The acreage located in Southern Peru covers about 5,198 hectares and consists of nine exploration concessions and two claims which cover the main portion of the Angostura gold prospect.
The community agreement grants Aguila the right to conduct exploration activities like soil studies, diamond drilling and geophysics, as well as providing complete access to the land, utilizing specialized man portable equipment to reduce surface impact while permitting construction of basic infrastructure, camps and offices as required.
Aguila said the initial term for the agreement is two years, under which the company has agreed to maximize local employment and help to enhance the community's basic infrastructure.
The deal represents the final requirements to submit Aguila's 8,255 metre drill plan, with the receipt of a drill permit expected in early May.

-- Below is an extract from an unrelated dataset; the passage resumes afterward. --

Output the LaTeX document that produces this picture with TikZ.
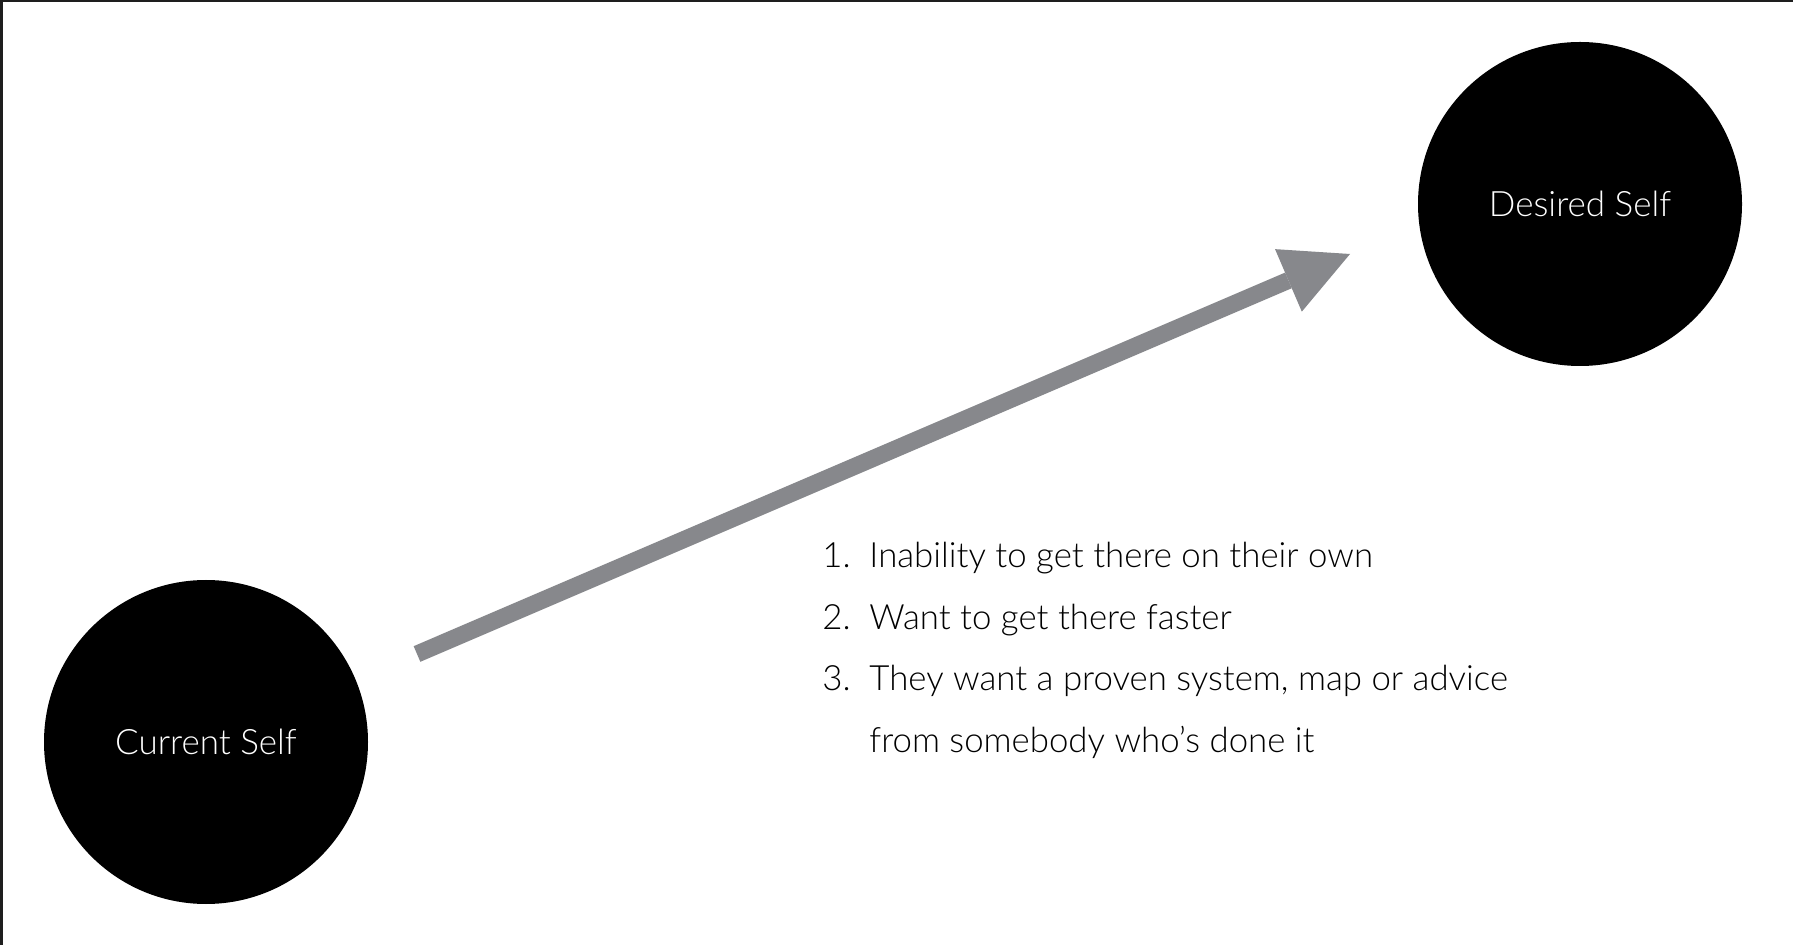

The drill plan is broken up into two planned phases. The first phase aims to drill 3,015 metres to delineate a near surface resource, while phase two aims to advance the potential resource down dip and along strike, Aguila said.
Meanwhile, the company also noted it has agreed to assist in the formalization process of Mollepina's artisan miners located on the Delicia concession, where it has granted 10-hectares for their exclusive use and operations.
Indeed, Aguila will help artisan miners in all legal proceedings and proper training, but artisan miners will be responsible for the development of their assigned area. The company won't be held liable, as a result, from artisan miners' activities.
Aguila said that the artisan miner agreement grants it a one percent royalty of total sales and the right to purchase artisan miners' production at market value.
The company, which is publically traded on Canada's junior stock exchange, explores and develops mineral properties mainly in Peru.